Margo J. VAN DEN BERG
T. Leigh SIGNAL
Philippa H. GANDER
- National Institute of Occupational Safety and Health
- Industrial Health (ISSN:00198366)
- pp.2018-0233, (Released:2019-04-17)
Knowledge about cabin crew fatigue associated with ultra-long range (ULR) flights is still limited. Current ULR scheduling for cabin crew is therefore predominantly based on flight crew data. Cabin crews’ views on fatigue, and their strategies for mitigating it, have seldom been sought. To better understand the causes and consequences of cabin crew fatigue, semi-structured focus group discussions were held. Thematic analysis was undertaken with data from 25 cabin crew. Participants indicated that the consequences of fatigue are twofold, affecting 1) cabin crew health and wellbeing and 2) safety (cabin, passenger and personal) and cabin service.
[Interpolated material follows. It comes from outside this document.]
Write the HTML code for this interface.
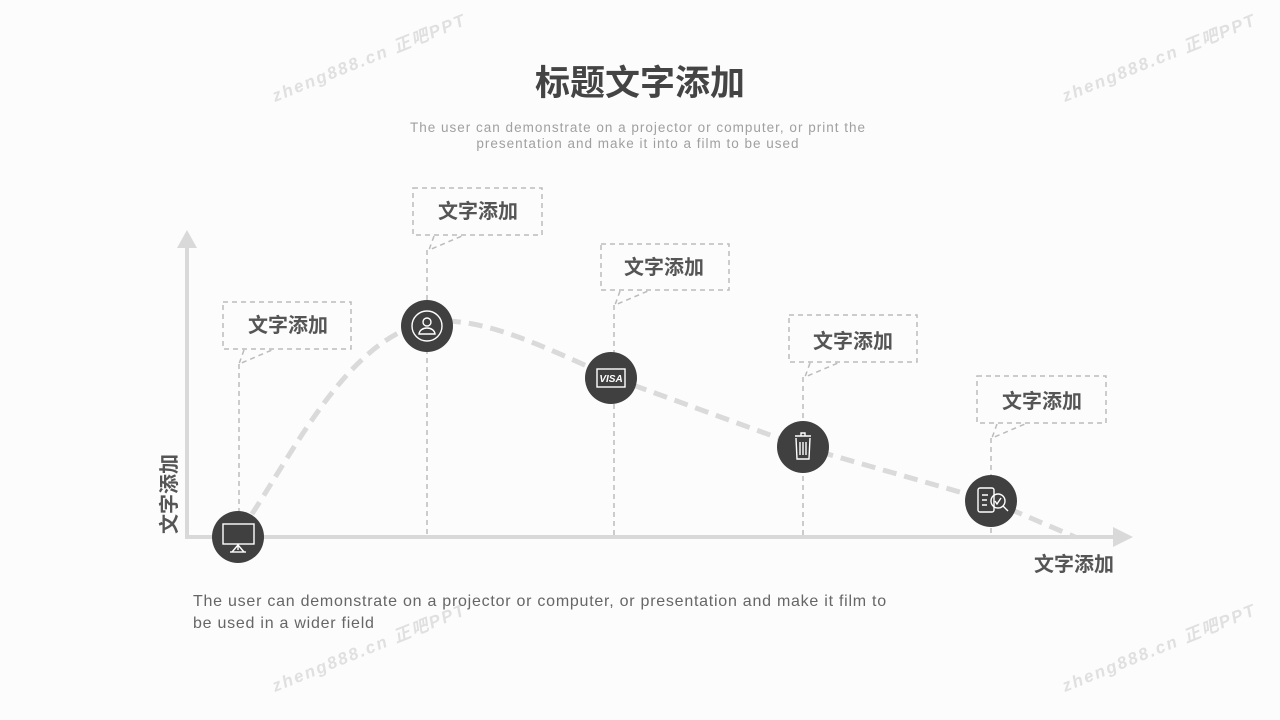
<!DOCTYPE html>
<html><head><meta charset="utf-8"><style>
html,body{margin:0;padding:0;background:#fcfcfc;}
body{width:1280px;height:720px;overflow:hidden;position:relative;font-family:"Liberation Sans","Noto Sans CJK SC",sans-serif;}
svg{position:absolute;left:0;top:0}
</style></head><body>
<svg width="1280" height="720" viewBox="0 0 1280 720" font-family="Liberation Sans, Noto Sans CJK SC, sans-serif">
<rect width="1280" height="720" fill="#fcfcfc"/>
<g fill="#e0e0e0" font-size="17" font-weight="bold" font-style="italic" letter-spacing="2">
<text transform="translate(275,102) rotate(-22)">zheng888.cn 正吧PPT</text>
<text transform="translate(1065,102) rotate(-22)">zheng888.cn 正吧PPT</text>
<text transform="translate(275,692) rotate(-22)">zheng888.cn 正吧PPT</text>
<text transform="translate(1065,692) rotate(-22)">zheng888.cn 正吧PPT</text>
</g>
<text x="640" y="95" text-anchor="middle" font-size="35" font-weight="bold" fill="#444">标题文字添加</text>
<text x="638" y="132" text-anchor="middle" font-size="13.5" letter-spacing="1" fill="#a0a0a0">The user can demonstrate on a projector or computer, or print the</text>
<text x="638" y="148" text-anchor="middle" font-size="13.5" letter-spacing="1" fill="#a0a0a0">presentation and make it into a film to be used</text>
<line x1="187" y1="246" x2="187" y2="537" stroke="#d9d9d9" stroke-width="4"/>
<polygon points="187,230 177,248 197,248" fill="#d9d9d9"/>
<line x1="185" y1="537" x2="1115" y2="537" stroke="#d9d9d9" stroke-width="4"/>
<polygon points="1133,537 1113,527 1113,547" fill="#d9d9d9"/>
<text transform="translate(176,534) rotate(-90)" font-size="20" font-weight="bold" fill="#555">文字添加</text>
<text x="1034" y="571" font-size="20" font-weight="bold" fill="#555">文字添加</text>
<path d="M252,514 C300,440 350,340 427,322 C480,315 540,345 611,377 L803,447 L991,501 L1075,537" fill="none" stroke="#dadada" stroke-width="5" stroke-dasharray="14,8"/>
<g fill="none" stroke="#bbb" stroke-width="1.5" stroke-dasharray="5,4">
<rect x="223" y="302" width="128" height="47"/>
<path d="M244,350 L239,364 L272,350"/><line x1="239" y1="364" x2="239" y2="537"/>
<rect x="413" y="188" width="129" height="47"/>
<path d="M434,236 L429,250 L462,236"/><line x1="427" y1="250" x2="427" y2="537"/>
<rect x="601" y="244" width="128" height="46"/>
<path d="M620,291 L615,305 L648,291"/><line x1="614" y1="305" x2="614" y2="537"/>
<rect x="789" y="315" width="128" height="47"/>
<path d="M810,363 L805,377 L838,363"/><line x1="803" y1="377" x2="803" y2="537"/>
<rect x="977" y="376" width="129" height="47"/>
<path d="M997,424 L992,438 L1025,424"/><line x1="991" y1="438" x2="991" y2="537"/>
</g>
<g font-size="20" font-weight="bold" fill="#555" text-anchor="middle">
<text x="288" y="332">文字添加</text>
<text x="478" y="218">文字添加</text>
<text x="664" y="274">文字添加</text>
<text x="853" y="348">文字添加</text>
<text x="1042" y="408">文字添加</text>
</g>
<g fill="#404040">
<circle cx="238" cy="537" r="26"/><circle cx="427" cy="326" r="26"/><circle cx="611" cy="378" r="26"/><circle cx="803" cy="447" r="26"/><circle cx="991" cy="501" r="26"/>
</g>
<g fill="none" stroke="#fff" stroke-width="1.4">
<rect x="223" y="524" width="31" height="20"/><line x1="238" y1="544" x2="238" y2="550"/><path d="M232,552 L238,545 L244,552"/><line x1="230" y1="552" x2="246" y2="552"/>
<circle cx="427" cy="326" r="15"/><circle cx="427" cy="322" r="4"/><path d="M419,334 C420,326 434,326 435,334 Z"/>
<rect x="597" y="369" width="28" height="18"/>
<path d="M795,436 L811,436 M801,436 L801,433 L805,433 L805,436 M796,438 L797,459 L809,459 L810,438 M800,442 L800,455 M803,442 L803,455 M806,442 L806,455"/>
<rect x="978" y="488" width="16" height="24" rx="2"/><path d="M982,495 L988,495 M982,500 L987,500 M982,505 L987,505"/><circle cx="998" cy="501" r="7"/><path d="M995,501 L997,504 L1001,498 M1003,506 L1008,511"/>
</g>
<text x="611" y="382" text-anchor="middle" font-size="10" font-weight="bold" font-style="italic" fill="#fff">VISA</text>
<text x="193" y="606" font-size="16" letter-spacing="0.75" fill="#666">The user can demonstrate on a projector or computer, or presentation and make it film to</text>
<text x="193" y="628" font-size="16" letter-spacing="0.75" fill="#666">be used in a wider field</text>
</svg>
</body></html>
While the primary causes of fatigue were sleep loss and circadian disruption, participants also identified other key factors including: insufficient rest, high workload, the work environment, a lack of company support, and insufficient fatigue management training. They highlighted the importance of sufficient rest, not only for obtaining adequate recovery sleep but also for achieving a work-life balance. They also highlighted the need for company support, effective communication, and management’s engagement with cabin crew in general. We recommend that priority is given to fatigue management training for cabin crew, which may also enhance perceived company support and assist with achieving a better work-life balance.